Runner’s World spoke to one chilly participant. “Jay Pontrelli, 47, said one of the most difficult parts was the three-and-a-half hour wait in Hopkinton before the start. ‘We wasted a lot of energy trying to stay warm out there.’” This experience, shared by many across different media channels, highlights the real need for pre-race warming solutions beyond the thrift store hoodie.
Yesterday’s brutal weather conditions, all the more serious for long-distance runners with precious little body fat, made Heatsheets Finisher’s Capes the single most important part of a marathon that had an epic number of serious hypothermia cases.
“Being able to envelope those cold, wet finishers in a hood and wrap around cape was an incredible asset and we heard thousands of voices praising the product and expressing profound appreciation for […] shelter.” Said David Deigan, Founder & CTO of Heatsheets.
“In my 35 years supplying finish line shelter products, I’ve seen conditions like this only twice.” Deigan continued in a team debriefing of the day. “One woman I helped wandered through the Heatsheets area shaking violently.
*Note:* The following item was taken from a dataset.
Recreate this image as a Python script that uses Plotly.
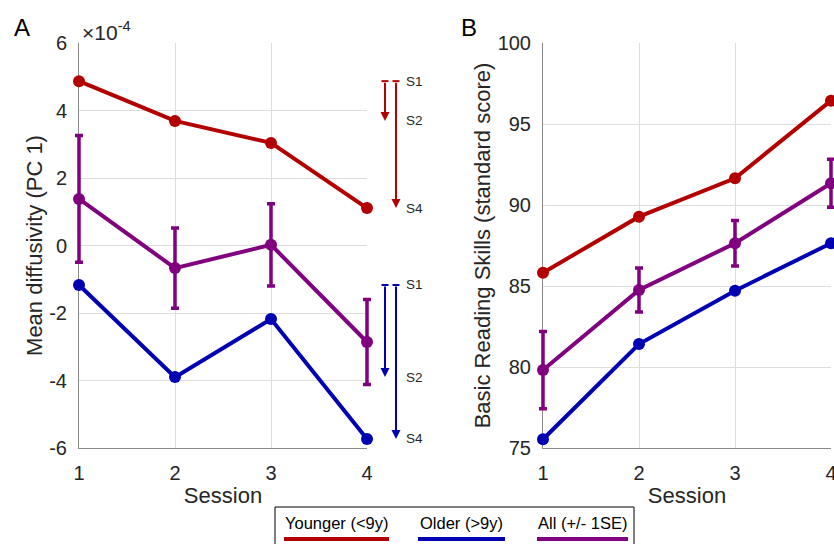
import plotly.graph_objects as go

W, H = 834, 544

sessions = [1, 2, 3, 4]

# Panel A: mean diffusivity (x 1e-4)
md_younger = [4.87, 3.69, 3.04, 1.11]
md_older = [-1.17, -3.90, -2.18, -5.73]
md_all = [1.38, -0.67, 0.02, -2.86]
md_all_se = [1.88, 1.19, 1.22, 1.26]

# Panel B: basic reading skills
brs_younger = [85.82, 89.28, 91.65, 96.44]
brs_older = [75.54, 81.42, 84.71, 87.64]
brs_all = [79.81, 84.75, 87.64, 91.34]
brs_all_se = [2.38, 1.36, 1.40, 1.48]

series_names = ["Younger (<9y)", "Older (>9y)", "All (+/- 1SE)"]
colors = ["#B30000", "#0000B3", "#800080"]

yticks_a = [-6, -4, -2, 0, 2, 4, 6]
yticks_a_text = ["-6", "-4", "-2", "0", "2", "4", "6"]
yticks_b = [75, 80, 85, 90, 95, 100]
xticks = [1, 2, 3, 4]

FONT = "Liberation Sans, Arial, Helvetica, sans-serif"
TXT = "#262626"

fig = go.Figure()

def add_panel(xa, ya, ys, se):
    for i, (y, c) in enumerate(zip(ys, colors)):
        kw = {}
        if i == 2:
            kw["error_y"] = dict(type="data", array=se, symmetric=True,
                                 thickness=3.5, width=4, color=c)
        fig.add_trace(go.Scatter(
            x=sessions, y=y, mode="lines+markers", xaxis=xa, yaxis=ya,
            line=dict(color=c, width=4), marker=dict(color=c, size=12),
            cliponaxis=False, showlegend=False, **kw))

add_panel("x", "y", [md_younger, md_older, md_all], md_all_se)
add_panel("x2", "y2", [brs_younger, brs_older, brs_all], brs_all_se)

ydom = [(H - 448) / H, (H - 43) / H]
axis_common = dict(showgrid=True, gridcolor="#dedede", gridwidth=1,
                   showline=True, linecolor="#8a8a8a", linewidth=1,
                   zeroline=False, ticks="outside", ticklen=7,
                   tickcolor="rgba(0,0,0,0)", automargin=False,
                   ticklabeloverflow="allow", layer="below traces",
                   tickfont=dict(family=FONT, size=20, color=TXT))

fig.update_layout(
    width=W, height=H, margin=dict(l=0, r=0, t=0, b=0),
    paper_bgcolor="white", plot_bgcolor="white",
    font=dict(family=FONT, color=TXT),
    xaxis=dict(domain=[79 / W, 367 / W], range=[1, 4], tickvals=xticks,
               anchor="y",
               title=dict(text="Session", font=dict(size=22, family=FONT, color=TXT), standoff=4),
               **axis_common),
    yaxis=dict(domain=ydom, range=[-6, 6], tickvals=yticks_a, ticktext=yticks_a_text,
               anchor="x",
               title=dict(text="Mean diffusivity (PC 1)", font=dict(size=22, family=FONT, color=TXT), standoff=0),
               **axis_common),
    xaxis2=dict(domain=[543 / W, 831 / W], range=[1, 4], tickvals=xticks,
                anchor="y2",
                title=dict(text="Session", font=dict(size=22, family=FONT, color=TXT), standoff=4),
                **axis_common),
    yaxis2=dict(domain=ydom, range=[75, 100], tickvals=yticks_b,
                anchor="x2",
                title=dict(text="Basic Reading Skills (standard score)", font=dict(size=22, family=FONT, color=TXT), standoff=0),
                **axis_common),
)

annotations = []
shapes = []

# panel letters and exponent
annotations.append(dict(text="A", x=22 / W, y=(H - 27) / H, xref="paper", yref="paper",
                        xanchor="center", yanchor="middle",
                        showarrow=False, font=dict(size=24, family=FONT, color="black")))
annotations.append(dict(text="B", x=469 / W, y=(H - 27) / H, xref="paper", yref="paper",
                        xanchor="center", yanchor="middle",
                        showarrow=False, font=dict(size=24, family=FONT, color="black")))
annotations.append(dict(text="×10<sup>-4</sup>", x=80 / W, y=(H - 31) / H, xref="paper", yref="paper",
                        xanchor="left", yanchor="middle", showarrow=False,
                        font=dict(size=21, family=FONT, color=TXT)))

# change arrows (S1 -> S2, S1 -> S4)
x_short, x_long, x_lab = 385 / W, 396 / W, 404 / W
for vals, c in [(md_younger, colors[0]), (md_older, colors[1])]:
    s1, s2, s4 = vals[0], vals[1], vals[3]
    for xp, tip in [(x_short, s2), (x_long, s4)]:
        annotations.append(dict(x=xp, y=tip, xref="paper", yref="y",
                                ax=0, ay=s1, axref="pixel", ayref="y",
                                showarrow=True, arrowhead=2, arrowsize=0.9,
                                arrowwidth=2, arrowcolor=c, standoff=0, text=""))
        shapes.append(dict(type="line", xref="paper", yref="y",
                           x0=xp - 3.5 / W, x1=xp + 3.5 / W, y0=s1, y1=s1,
                           line=dict(color=c, width=2)))
    for lab, v in [("S1", s1), ("S2", s2), ("S4", s4)]:
        annotations.append(dict(text=lab, x=x_lab, y=v, xref="paper", yref="y",
                                xanchor="left", yanchor="middle", showarrow=False,
                                font=dict(size=13.5, family=FONT, color=TXT)))

# legend box (manual, text above line)
shapes.append(dict(type="rect", xref="paper", yref="paper",
                   x0=275 / W, x1=634 / W, y0=-10 / H, y1=(H - 507) / H,
                   line=dict(color="black", width=1), fillcolor="white", layer="below"))
leg_spans = [(284, 389), (418, 505), (537, 628)]
for name, c, (a, b) in zip(series_names, colors, leg_spans):
    annotations.append(dict(text=name, x=(a + b) / 2 / W, y=(H - 523) / H,
                            xref="paper", yref="paper", showarrow=False,
                            xanchor="center", yanchor="middle",
                            font=dict(size=16.5, family=FONT, color="black")))
    shapes.append(dict(type="line", xref="paper", yref="paper",
                       x0=a / W, x1=b / W, y0=(H - 539) / H, y1=(H - 539) / H,
                       line=dict(color=c, width=4)))

fig.update_layout(annotations=annotations, shapes=shapes)

post = (
    "document.body.style.margin='0';document.body.style.overflow='hidden';"
    "function unclip(){document.querySelectorAll('.cartesianlayer [clip-path], .cartesianlayer g')"
    ".forEach(function(e){e.removeAttribute('clip-path');e.style.clipPath='none';});}"
    "unclip();setTimeout(unclip,50);setTimeout(unclip,300);"
)
fig.write_html("out.html", post_script=post, config={"displayModeBar": False})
She told me that when she finished she was rushed into the medical tent where her temperature was just 92 degrees, over 6 degrees below normal. We really made a difference yesterday.”
And in closing, a major shout-out to Heatsheets’s own Melissa Cooney for not only finishing yesterday’s race despite the punishing weather, but breaking the 3 hour mark with a finish time of 2:58. Way to go, Melissa!